I suggest the aluminum oxide over the 'green' compound (usually chromium oxide), because the green compound might struggle a little bit with VG10's carbides. Not that green can't work at all; but the AlOx compounds will refine & polish VG10 much more cleanly, and they also do very well with more typical stainless kitchen cutlery.
 
There a good green compounds and some that are just ok. I tried one of those cheaper compounds on Amazon, but mine is white (in that case finer than the green compound, but that might differ from company to company). But I am 100% sure that there are much better compounds. It works but is it the nonplusultra? I doubt that.
 
Blues, This is probably the best strategy I can get. I am not sure if Sharpmaker is an ideal option or I can get something better. Its rods look short. Triangle shape of rods looks suspicious to me: intuitively, it looks like a marketing trick than necessity (if I am wrong I would love to learn more about triangle shape benefits).
 
Blues, This is probably the best strategy I can get. I am not sure if Sharpmaker is an ideal option or I can get something better. Its rods look short. Triangle shape of rods looks suspicious to me: intuitively, it looks like a marketing trick than necessity (if I am wrong I would love to learn more about triangle shape benefits).
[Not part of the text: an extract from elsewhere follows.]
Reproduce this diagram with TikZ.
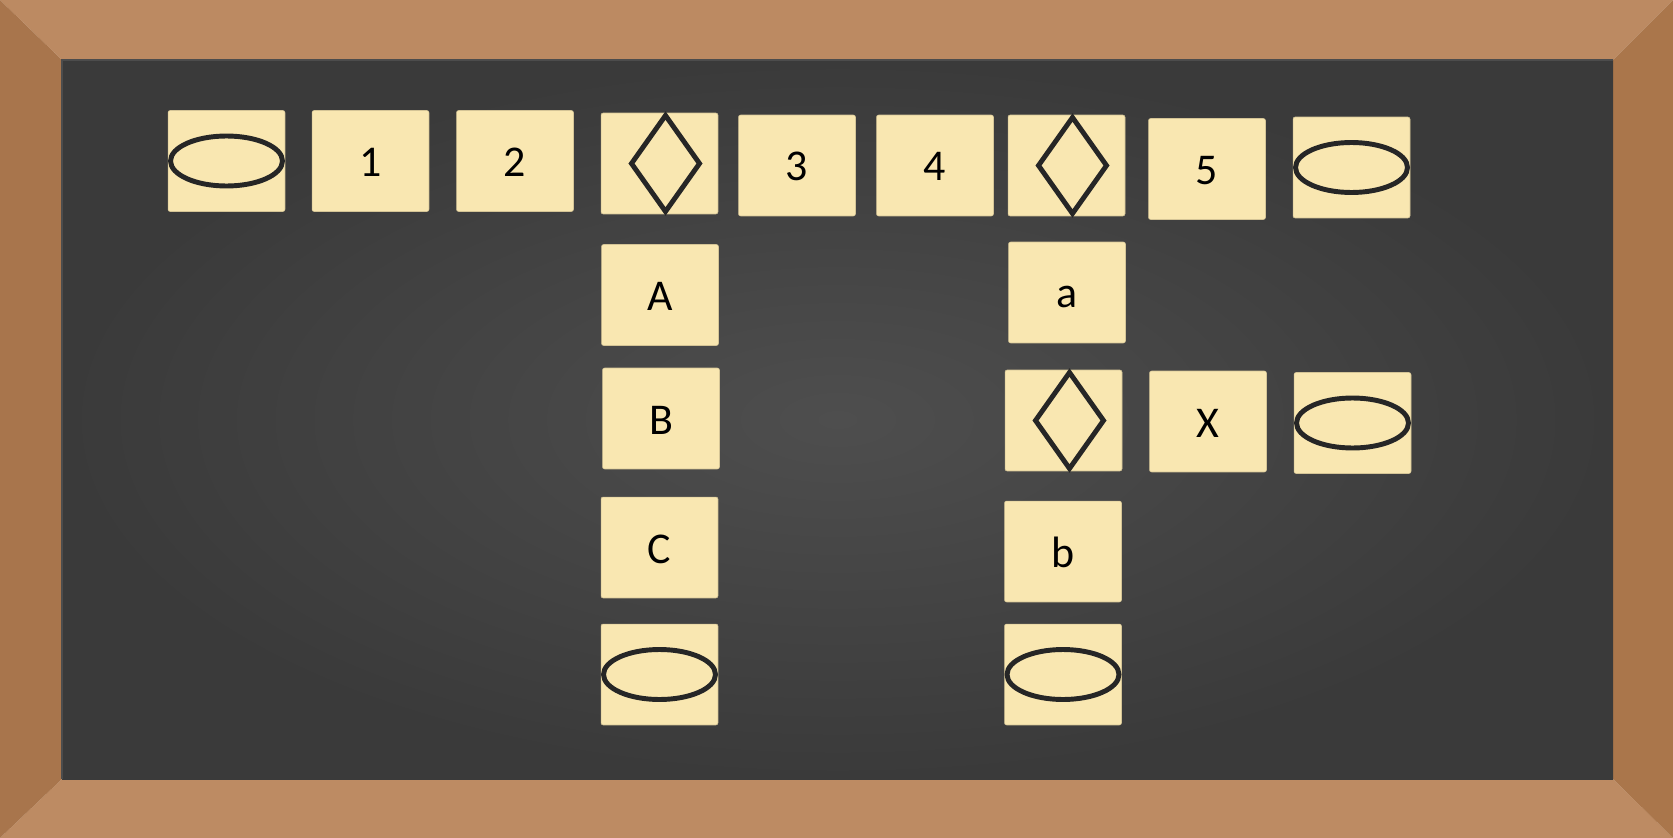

It works. It has been been used for years and proven to work. What you wouldn't want to do with it is take a dull high carbide knife and try to establish a new (thinner) bevel and sharpen it from dull to razor sharp. (Though you'd be surprised what it can do if you are willing to put in the time and effort.)

However, if you use your Chef Pro to create the 15 degree bevel you mentioned in prior posts, the Sharpmaker will be a cinch to refine the edge and / or micro-bevel. It's win-win. And you'd be done in literally a few minutes.

Watch videos online of how it is used. I strongly recommend it for your intended usage and level of interest.

BTW, for your usage, you'd only need to use the flat sides of the hone, not the corners, as you'd already have your bevel set.